- Church: Episcopal Church
- Diocese: Sacramento
- Elected: 1933
- In office: 1933–1957
- Predecessor: William Hall Moreland
- Successor: Clarence Haden

Orders
- Ordination: May 1911 (deacon) December 1911 (priest) by Joseph Horsfall Johnson
- Consecration: May 23, 1933 by William Hall Moreland

Personal details
- Born: December 18, 1885 Ballari, India
- Died: March 14, 1963 (aged 77) Palo Alto, California, United States
- Denomination: Anglican
- Parents: John Porter & Martha Hannah Starling
- Spouse: Dorathe H. Hallowell ​ ​(m. 1912)​
- Children: 5

= Archie W. N. Porter =

Third bishop of the Diocese of Northern California

Archie William Noel Porter (December 18, 1885 – March 14, 1963) was the third bishop of the Diocese of Northern California in The Episcopal Church from 1933 to 1957,
having previously served as archdeacon and bishop coadjutor.

==Biography==
Porter was born n December 18, 1885, in Ballari, India, the son of John Porter and Martha Hannah Starling. He was educated at the Walthamstow Technical Institute in England and after moving to the United States in 1902, he studied at the University of Southern California from where he graduated with a Bachelor of Arts in 1908 and a Master of Arts in 1915. He also studied at the General Theological Seminary, graduating with a Bachelor of Divinity in 1914. He was awarded a Doctor of Divinity from the Church Divinity School of the Pacific in 1933. He married Dorathe H. Hallowell on June 12, 1912, in San Francisco, California and together had 4 sons and 1 daughter.

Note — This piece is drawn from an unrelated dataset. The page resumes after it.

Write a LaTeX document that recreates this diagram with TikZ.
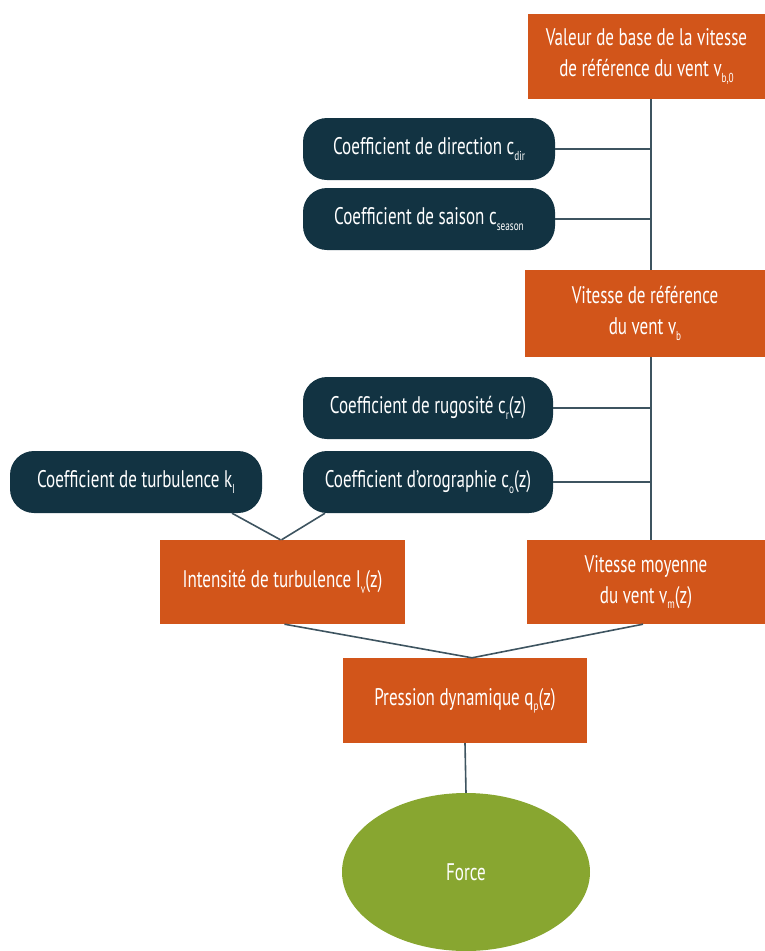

Porter was ordained deacon and priest in 1911 and served as rector of St James' Church in Los Angeles from 1911 to 1917. He then transferred to San Jose, California, to serve as rector of Trinity Church, while in 1925 he became Archdeacon of the Diocese of Sacramento.

In 1933 he was elected Coadjutor Bishop of Sacramento and was consecrated on May 23, 1933, by Bishop William Hall Moreland of Sacramento. He succeeded as diocesan bishop later that year and remained in office until his retirement on December 31, 1957.